India Cuts Import Duties To Nil On Key Industrial Chemicals To Shield Economy From Middle East Turmoil

The Indian government has implemented a decisive fiscal intervention by slashing customs duties to zero on 40 essential petrochemical products and industrial raw materials.
This strategic move, sanctioned by the Ministry of Finance, follows a high-level review by the Cabinet Committee on Security regarding the economic ramifications of the ongoing West Asia crisis.
By removing these trade barriers, the administration aims to buffer the domestic economy against the volatility and supply chain disruptions emanating from the Middle East.

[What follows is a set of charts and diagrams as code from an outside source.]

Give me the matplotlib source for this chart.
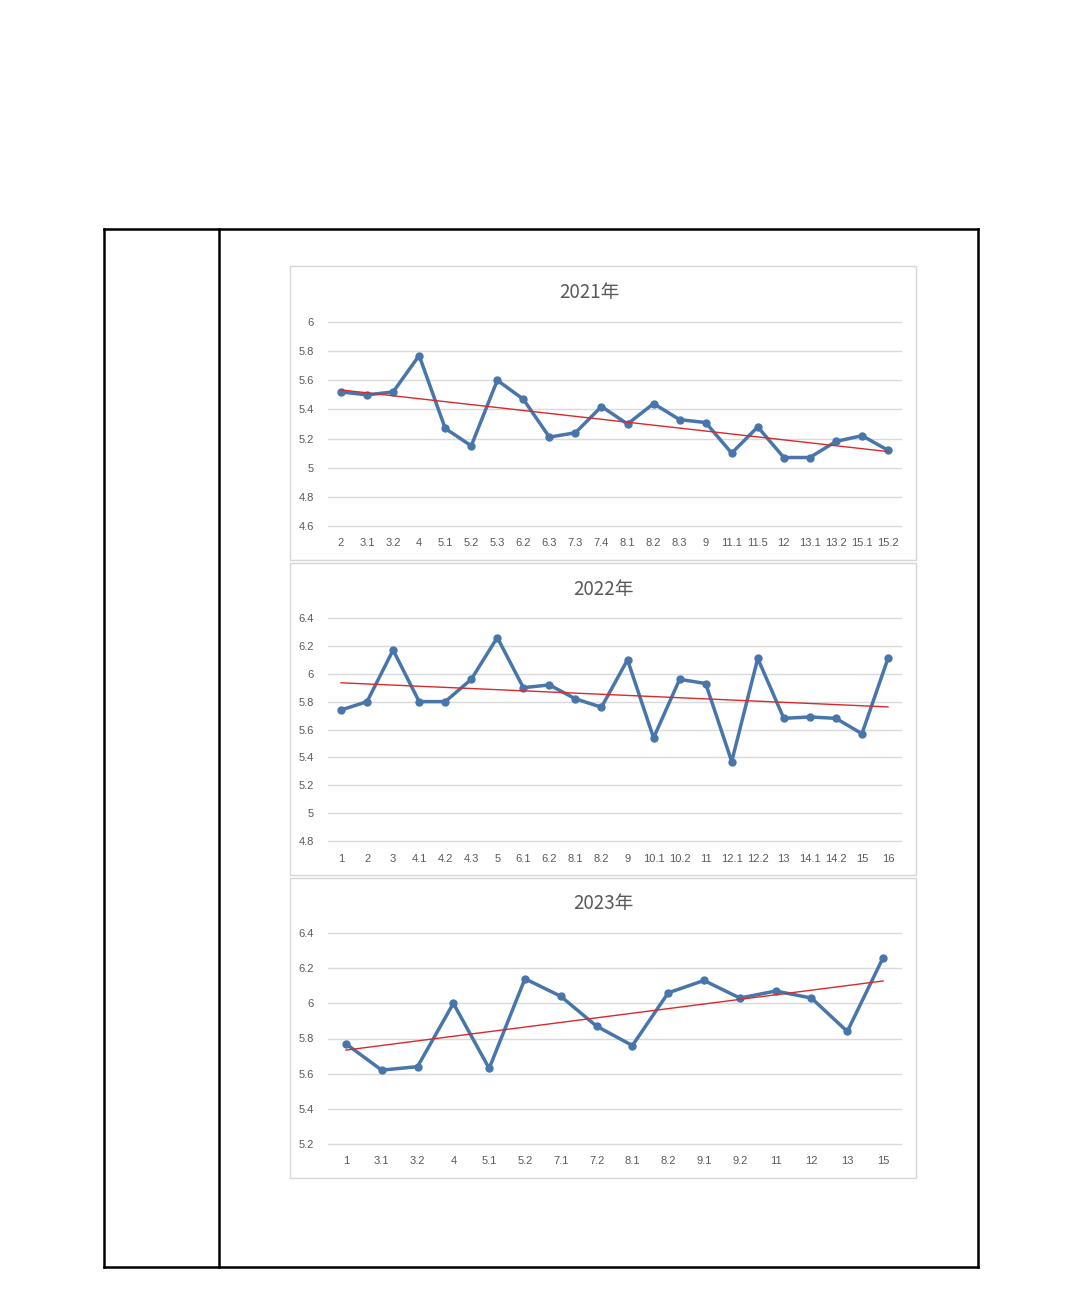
import numpy as np
import matplotlib
matplotlib.use("Agg")
import matplotlib.pyplot as plt
from matplotlib.patches import Rectangle
from matplotlib.lines import Line2D

# ---------------- data ----------------
labels_2021 = ["2", "3.1", "3.2", "4", "5.1", "5.2", "5.3", "6.2", "6.3", "7.3", "7.4",
               "8.1", "8.2", "8.3", "9", "11.1", "11.5", "12", "13.1", "13.2", "15.1", "15.2"]
values_2021 = [5.52, 5.50, 5.52, 5.77, 5.27, 5.15, 5.60, 5.47, 5.21, 5.24, 5.42,
               5.30, 5.44, 5.33, 5.31, 5.10, 5.28, 5.07, 5.07, 5.18, 5.22, 5.12]

labels_2022 = ["1", "2", "3", "4.1", "4.2", "4.3", "5", "6.1", "6.2", "8.1", "8.2",
               "9", "10.1", "10.2", "11", "12.1", "12.2", "13", "14.1", "14.2", "15", "16"]
values_2022 = [5.74, 5.80, 6.17, 5.80, 5.80, 5.96, 6.26, 5.90, 5.92, 5.82, 5.76,
               6.10, 5.54, 5.96, 5.93, 5.37, 6.11, 5.68, 5.69, 5.68, 5.57, 6.11]

labels_2023 = ["1", "3.1", "3.2", "4", "5.1", "5.2", "7.1", "7.2", "8.1", "8.2",
               "9.1", "9.2", "11", "12", "13", "15"]
values_2023 = [5.77, 5.62, 5.64, 6.00, 5.63, 6.14, 6.04, 5.87, 5.76, 6.06,
               6.13, 6.03, 6.07, 6.03, 5.84, 6.26]

titles = ["2021年", "2022年", "2023年"]
yticks_2021 = [4.6, 4.8, 5.0, 5.2, 5.4, 5.6, 5.8, 6.0]
yticks_2022 = [4.8, 5.0, 5.2, 5.4, 5.6, 5.8, 6.0, 6.2, 6.4]
yticks_2023 = [5.2, 5.4, 5.6, 5.8, 6.0, 6.2, 6.4]

# ---------------- layout ----------------
W, H = 1080, 1306
fig = plt.figure(figsize=(W / 100, H / 100), dpi=100)
fig.patch.set_facecolor("white")


def fx(x):
    return x / W


def fy(y):
    return 1 - y / H


# table frame
def hline(x0, x1, y, lw=1.8):
    fig.add_artist(Line2D([fx(x0), fx(x1)], [fy(y), fy(y)], color="black", lw=lw,
                          transform=fig.transFigure))


def vline(x, y0, y1, lw=1.8):
    fig.add_artist(Line2D([fx(x), fx(x)], [fy(y0), fy(y1)], color="black", lw=lw,
                          transform=fig.transFigure))


hline(104, 978, 229)
hline(104, 978, 1267)
vline(104, 229, 1267)
vline(978, 229, 1267)
vline(219, 229, 1267)

panels = [
    dict(box=(290, 266, 916, 560), ax=(328, 322, 901, 526), title=(589, 293),
         labels=labels_2021, values=values_2021, yticks=yticks_2021),
    dict(box=(290, 563, 916, 875), ax=(328, 618, 901, 841), title=(603, 589),
         labels=labels_2022, values=values_2022, yticks=yticks_2022),
    dict(box=(290, 878, 916, 1178), ax=(328, 933, 901, 1144), title=(603, 903),
         labels=labels_2023, values=values_2023, yticks=yticks_2023),
]

line_color = "#4876AA"
trend_color = "#D9292B"
text_color = "#595959"
grid_color = "#D9D9D9"

for p, title in zip(panels, titles):
    bx0, by0, bx1, by1 = p["box"]
    fig.add_artist(Rectangle((fx(bx0), fy(by1)), fx(bx1 - bx0), (by1 - by0) / H,
                             transform=fig.transFigure, facecolor="none",
                             edgecolor="#D6D6D6", lw=1.0, zorder=-1))
    ax0, ay0, ax1, ay1 = p["ax"]
    ax = fig.add_axes([fx(ax0), fy(ay1), fx(ax1 - ax0), (ay1 - ay0) / H])
    ax.set_facecolor("none")
    n = len(p["values"])
    x = np.arange(n)
    yv = np.array(p["values"])
    ax.plot(x, yv, color=line_color, lw=2.5, marker="o", markersize=5,
            markerfacecolor=line_color, markeredgecolor=line_color, zorder=3)
    k, b = np.polyfit(x, yv, 1)
    ax.plot(x, k * x + b, color=trend_color, lw=1.0, zorder=4)
    ax.set_xlim(-0.5, n - 0.5)
    yt = p["yticks"]
    ax.set_ylim(yt[0], yt[-1])
    ax.set_yticks(yt)
    ax.set_yticklabels([f"{v:g}" for v in yt])
    ax.set_xticks(x)
    ax.set_xticklabels(p["labels"])
    for s in ax.spines.values():
        s.set_visible(False)
    ax.grid(axis="y", color=grid_color, lw=1.0, zorder=0)
    for gl in ax.get_ygridlines():
        gl.set_clip_on(False)
    ax.set_axisbelow(True)
    ax.tick_params(axis="both", length=0, labelsize=8, colors=text_color)
    ax.tick_params(axis="y", pad=10)
    ax.tick_params(axis="x", pad=9)
    for lab in ax.get_xticklabels() + ax.get_yticklabels():
        lab.set_fontfamily("Liberation Sans")
    tx, ty = p["title"]
    fig.text(fx(tx), fy(ty), title, ha="center", va="center", fontsize=13.5,
             color=text_color, family=["Noto Sans CJK SC", "DejaVu Sans"])

fig.savefig("out.png", dpi=100, facecolor="white")
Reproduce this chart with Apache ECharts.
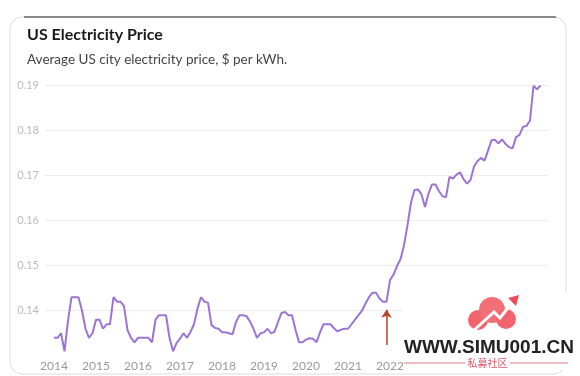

The exemption, notified under Section 25(1) of the Customs Act, 1962, effectively eliminates import duties for a three-month window ending on 30 June 2026. While the temporary policy is expected to result in a revenue loss of approximately ₹1,800 crore for the exchequer, the government has justified the cost as a necessary measure in the interest of the public and national industrial stability.
Included in this broad duty-free basket are critical industrial chemicals such as anhydrous ammonia, toluene, styrene, methanol, acetic acid, and Monoethylene Glycol. The waiver also extends to various chlorinated compounds, engineering plastics, and speciality resins.
These substances serve as the foundational building blocks for a wide array of secondary industries, many of which are currently grappling with rising input costs and procurement hurdles.
By targeting these specific categories, the Centre is providing immediate cost relief to downstream sectors including automotive, packaging, textiles, and construction.
Because India lacks the domestic capacity to produce many of these high-demand polymers and chemicals in sufficient quantities, manufacturers are heavily reliant on imports. The zero-duty window is designed to prevent these international price spikes from being passed down to the final consumer.
A notable inclusion in the relief package is ammonium nitrate, which has been granted a simultaneous exemption from the Agriculture Infrastructure and Development Cess. As a vital component in fertiliser production, the reduction in its landed cost is a calculated effort to protect the agricultural sector.
This move is particularly significant as it comes just ahead of the kharif sowing season, a period where any increase in input costs could have a detrimental impact on crop yields and food inflation.
Sanjay Mangal, a member of the Central Board of Indirect Taxes, has emphasised that these measures are focused on ensuring the continued availability of critical petrochemical inputs.
The primary objective is to alleviate the intense cost pressures currently felt by domestic manufacturers and to maintain a stable supply of materials amidst a highly unpredictable global geopolitical climate.